La retirada de las estatuas de Fidel Castro y Ernesto “Che” Guevara del Jardín Tabacalera, en la Ciudad de México, ha encendido las alarmas entre los nostálgicos del castrismo que aún se aferran al mito revolucionario. Mientras el régimen cubano se desmorona en su propia casa, sus defensores en el extranjero montan shows para intentar mantener viva una narrativa que ya nadie se cree.
La decisión de la alcaldesa de Cuauhtémoc, Alessandra Rojo de la Vega, de desmontar estas figuras fue recibida como un acto de dignidad ciudadana y respeto a la ley.

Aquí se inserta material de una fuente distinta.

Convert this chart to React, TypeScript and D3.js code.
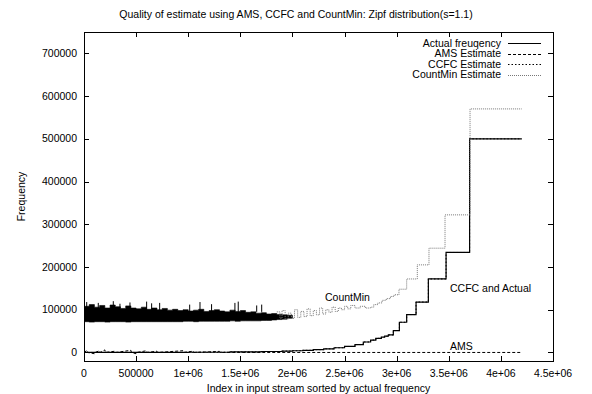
import React from "react";
import * as d3 from "d3";

const W = 592;
const H = 394;
const PLOT = { left: 84, right: 553, top: 32, bottom: 361 };
const FONT = "'Liberation Sans', Arial, Helvetica, sans-serif";

const title = "Quality of estimate using AMS, CCFC and CountMin: Zipf distribution(s=1.1)";
const xAxisTitle = "Index in input stream sorted by actual frequency";
const yAxisTitle = "Frequency";

const xTicks = [0, 500000, 1000000, 1500000, 2000000, 2500000, 3000000, 3500000, 4000000, 4500000];
const xTickLabels = ["0", "500000", "1e+06", "1.5e+06", "2e+06", "2.5e+06", "3e+06", "3.5e+06", "4e+06", "4.5e+06"];
const yTicks = [0, 100000, 200000, 300000, 400000, 500000, 600000, 700000];
const yTickLabels = ["0", "100000", "200000", "300000", "400000", "500000", "600000", "700000"];

const legendNames = ["Actual freuqency", "AMS Estimate", "CCFC Estimate", "CountMin Estimate"];

// Actual frequency along the sorted stream (step starts, in millions; levels)
const actualX = [0, 1.0, 1.4, 1.7, 1.9, 2.0, 2.1, 2.2, 2.3, 2.4, 2.5, 2.6, 2.68, 2.75, 2.8, 2.853, 2.885, 2.92, 2.968, 3.026, 3.096, 3.186, 3.304, 3.474, 3.7, 4.2];
const actualY = [0, 500, 1200, 2200, 3200, 4000, 5000, 6500, 8500, 11000, 14000, 18500, 24500, 29000, 33000, 36000, 38000, 41000, 51300, 70700, 88700, 118000, 172000, 234000, 500000, 500000];

// CCFC estimate tracks the actual counts
const ccfcX = actualX;
const ccfcY = actualY;

// AMS estimate: flat near zero with small excursions in the low range
const amsX = [0, 0.03, 0.035, 0.1, 0.105, 0.15, 0.155, 0.2, 0.205, 0.3, 0.305, 0.45, 0.455, 0.5, 0.505, 0.6, 0.605, 0.7, 0.705, 0.95, 0.955, 1.05, 1.055, 1.3, 1.305, 4.2];
const amsY = [0, 5000, 0, -3000, 0, 4000, 0, 6000, 0, 3000, 0, 5000, 0, -3000, 0, 4000, 0, 3000, 0, 4000, 0, 3000, 0, 2500, 0, 0];

// CountMin: dense band over the low-frequency items (millions; thousands)
const cmBandX = [0, 0.05, 0.1, 0.15, 0.2, 0.25, 0.3, 0.35, 0.4, 0.45, 0.5, 0.55, 0.6, 0.65, 0.7, 0.75, 0.8, 0.85, 0.9, 0.95, 1.0, 1.05, 1.1, 1.15, 1.2, 1.25, 1.3, 1.35, 1.4, 1.45, 1.5, 1.55, 1.6, 1.65, 1.7, 1.75, 1.8, 1.85, 1.9, 1.95, 2.0];
const cmBandHi = [108, 112, 106, 110, 104, 111, 107, 103, 109, 104, 102, 106, 101, 104, 100, 103, 99, 101, 98, 100, 97, 99, 101, 96, 98, 100, 97, 95, 99, 96, 98, 94, 95, 92, 93, 90, 91, 89, 88, 87, 86];
const cmBandLo = [72, 71, 72, 72, 71, 72, 72, 72, 71, 72, 72, 72, 72, 72, 72, 72, 72, 72, 72, 73, 73, 72, 73, 73, 73, 73, 73, 73, 74, 73, 74, 74, 74, 74, 75, 75, 76, 77, 78, 80, 82];

// CountMin: taller outliers inside the band (millions; thousands)
const cmSpikeX = [0.026, 0.137, 0.281, 0.345, 0.441, 0.601, 0.649, 0.726, 1.014, 1.113, 1.224, 1.448, 1.48, 1.657, 1.705];
const cmSpikeY = [118, 116, 120, 114, 117, 119, 115, 116, 112, 118, 113, 116, 119, 110, 112];

// CountMin: estimates for the heavier items (millions; thousands)
const cmLineX = [1.85, 1.88, 1.9, 1.93, 1.96, 1.99, 2.02, 2.05, 2.08, 2.11, 2.14, 2.17, 2.2, 2.23, 2.26, 2.29, 2.32, 2.35, 2.38, 2.41, 2.44, 2.47, 2.5, 2.53, 2.56, 2.6, 2.65, 2.7, 2.75, 2.78, 2.82, 2.86, 2.9, 2.94, 2.975, 3.022, 3.096, 3.198, 3.31, 3.464, 3.704, 4.2];
const cmLineY = [95, 80, 98, 78, 92, 80, 100, 82, 96, 84, 102, 86, 98, 88, 104, 90, 100, 94, 106, 96, 104, 100, 108, 102, 110, 104, 108, 104, 106, 112, 116, 122, 126, 131, 135, 148, 172, 205, 244, 322, 570, 570];

const x = d3.scaleLinear().domain([0, 4500000]).range([PLOT.left, PLOT.right]);
const y = d3.scaleLinear().domain([-20000, 750000]).range([PLOT.bottom, PLOT.top]);

type Pt = [number, number];
const zip = (xs: number[], ys: number[], xs_: number, ys_: number): Pt[] =>
  xs.map((v, i) => [v * xs_, ys[i] * ys_] as Pt);

const stepLine = d3
  .line<Pt>()
  .x((d) => x(d[0]))
  .y((d) => y(d[1]))
  .curve(d3.curveStepAfter);

const plainLine = d3
  .line<Pt>()
  .x((d) => x(d[0]))
  .y((d) => y(d[1]));

const bandArea = d3
  .area<number>()
  .x((_, i) => x(cmBandX[i] * 1e6))
  .y0((_, i) => y(cmBandLo[i] * 1000))
  .y1((_, i) => y(cmBandHi[i] * 1000))
  .curve(d3.curveStepAfter);

const styles = [
  { stroke: "#000", dash: "none", width: 1.2 },
  { stroke: "#000", dash: "3,2", width: 1 },
  { stroke: "#000", dash: "1.5,2", width: 1 },
  { stroke: "#777", dash: "1,1", width: 1 },
];

// pixel-aligned coordinate for crisp 1px strokes
const px = (v: number) => Math.round(v) + 0.5;

export default function App() {
  const actual = zip(actualX, actualY, 1e6, 1);
  const ccfc = zip(ccfcX, ccfcY, 1e6, 1);
  const ams = zip(amsX, amsY, 1e6, 1);
  const cm = zip(cmLineX, cmLineY, 1e6, 1000);
  const clipId = "plot-clip";

  return (
    <svg
      width={W}
      height={H}
      style={{ position: "absolute", left: 0, top: 0, background: "#fff" }}
      fontFamily={FONT}
    >
      <defs>
        <clipPath id={clipId}>
          <rect x={PLOT.left} y={PLOT.top} width={PLOT.right - PLOT.left} height={PLOT.bottom - PLOT.top} />
        </clipPath>
      </defs>
      <rect width={W} height={H} fill="#fff" />

      <text x={W / 2} y={18} textAnchor="middle" fontSize={10.5}>
        {title}
      </text>

      {/* Axis ticks, mirrored on all four sides */}
      {xTicks.map((t, i) => (
        <g key={"xt" + i}>
          <line x1={px(x(t))} x2={px(x(t))} y1={PLOT.bottom} y2={PLOT.bottom - 5} stroke="#000" />
          <line x1={px(x(t))} x2={px(x(t))} y1={PLOT.top} y2={PLOT.top + 5} stroke="#000" />
          <text x={x(t)} y={377} textAnchor="middle" fontSize={10.5}>
            {xTickLabels[i]}
          </text>
        </g>
      ))}
      {yTicks.map((t, i) => (
        <g key={"yt" + i}>
          <line x1={PLOT.left} x2={PLOT.left + 5} y1={px(y(t))} y2={px(y(t))} stroke="#000" />
          <line x1={PLOT.right} x2={PLOT.right - 5} y1={px(y(t))} y2={px(y(t))} stroke="#000" />
          <text x={77} y={y(t)} dy="0.35em" textAnchor="end" fontSize={10.5}>
            {yTickLabels[i]}
          </text>
        </g>
      ))}

      <g clipPath={`url(#${clipId})`}>
        {/* Actual frequency */}
        <path d={stepLine(actual) ?? ""} fill="none" stroke={styles[0].stroke} strokeWidth={styles[0].width} />
        {/* AMS estimate */}
        <path d={plainLine(ams) ?? ""} fill="none" stroke={styles[1].stroke} strokeDasharray={styles[1].dash} strokeWidth={styles[1].width} />
        {/* CCFC estimate */}
        <path d={stepLine(ccfc) ?? ""} fill="none" stroke={styles[2].stroke} strokeDasharray={styles[2].dash} strokeWidth={styles[2].width} />
        {/* CountMin estimate */}
        <path d={bandArea(cmBandX) ?? ""} fill="#000" stroke="#000" strokeWidth={0.6} />
        {cmSpikeX.map((v, i) => (
          <line
            key={"sp" + i}
            x1={x(v * 1e6)}
            x2={x(v * 1e6)}
            y1={y(cmSpikeY[i] * 1000)}
            y2={y(95000)}
            stroke="#000"
            strokeWidth={1}
          />
        ))}
        <path d={stepLine(cm) ?? ""} fill="none" stroke={styles[3].stroke} strokeDasharray={styles[3].dash} strokeWidth={styles[3].width} />
      </g>

      {/* Legend */}
      {legendNames.map((name, i) => {
        const ly = 43 + i * 10.5;
        return (
          <g key={"lg" + i}>
            <text x={501} y={ly} dy="0.35em" textAnchor="end" fontSize={10.5}>
              {name}
            </text>
            <line
              x1={508}
              x2={541}
              y1={px(ly)}
              y2={px(ly)}
              stroke={styles[i].stroke}
              strokeDasharray={styles[i].dash}
              strokeWidth={1}
            />
          </g>
        );
      })}

      {/* Series annotations */}
      <text x={325} y={301} fontSize={10.5}>CountMin</text>
      <text x={450} y={292} fontSize={10.5}>CCFC and Actual</text>
      <text x={450} y={350} fontSize={10.5}>AMS</text>

      <rect
        x={PLOT.left + 0.5}
        y={PLOT.top + 0.5}
        width={PLOT.right - PLOT.left}
        height={PLOT.bottom - PLOT.top}
        fill="none"
        stroke="#000"
        strokeWidth={1}
      />

      <text x={(PLOT.left + PLOT.right) / 2} y={392} textAnchor="middle" fontSize={10.5}>
        {xAxisTitle}
      </text>
      <text
        transform={`translate(25, ${(PLOT.top + PLOT.bottom) / 2}) rotate(-90)`}
        textAnchor="middle"
        fontSize={10.5}
      >
        {yAxisTitle}
      </text>
    </svg>
  );
}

Y eso, por supuesto, no le cayó bien a los amiguetes del régimen, que rápido salieron a rasgarse las vestiduras como si hubieran tumbado la Revolución entera.
Desde México, la llamada Asociación de Cubanos Residentes “José Martí”, una de esas agrupaciones que sigue repitiendo el guion oficial de La Habana, convocó una manifestación para exigir que devuelvan las estatuas. «Fidel y el Che no se irán jamás del Jardín San Carlos», dijeron, con el mismo dramatismo de una telenovela barata. Como si esas estatuas fueran más importantes que la vida de las víctimas que esos dos personajes dejaron atrás.
Pero la realidad es otra. Las esculturas fueron retiradas legalmente, por falta de permisos y tras años de quejas vecinales. No estaban ahí por voluntad del pueblo, sino por arreglos oscuros del pasado. Su permanencia era un insulto para quienes saben que el legado de Fidel y el Che no es otra cosa que represión, fusilamientos y miedo.
El embajador cubano en México, Marcos Rodríguez Costa, intentó apagar el fuego con frases rebuscadas y ambiguas. Que si la Revolución vive en la conciencia, que si el bronce no importa. Palabrería vacía para no enfrentar el hecho concreto de que la gente no quiere más estatuas de dictadores en sus parques.
El Partido Comunista de México, como buen eco del régimen, también salió en defensa de las figuras de la tiranía. Hablaron de “agravio a la amistad” entre México y Cuba, pero no dijeron ni media palabra sobre los crímenes que esos ídolos revolucionarios cometieron. Callaron, como siempre hacen cuando se trata de enfrentar verdades incómodas.
La alcaldesa, en cambio, fue directa y certera: «Ni el Che ni Fidel pidieron permiso para instalarse en Cuba… y tampoco en la Tabacalera. Pero aquí sí se cumple la ley. Cuauhtémoc libre». Una frase que ya muchos celebran como símbolo de resistencia ante el lavado de imagen que por años ha intentado imponer el castrismo fuera de la Isla.
Por su parte, la presidenta Claudia Sheinbaum se mostró tibia, hablando de «reubicación» y de momentos históricos. Pero parece olvidar que esos “momentos” están manchados de sangre, censura y dolor. Que esas estatuas no representan historia, sino el peso de una dictadura que aplastó generaciones enteras.
En el fondo, lo que ocurrió en la Ciudad de México es algo más profundo que un simple cambio en el paisaje urbano. Es una señal de que el mito se está cayendo, de que el castrismo no puede seguir maquillando su imagen en el extranjero, y de que los pueblos —aun fuera de Cuba— están diciendo ¡basta ya de homenajes a los verdugos!
Porque si algo está claro es que ni el bronce ni la piedra podrán ocultar lo que Fidel y el Che hicieron en nombre de una falsa Revolución que nunca fue para el pueblo, sino contra él.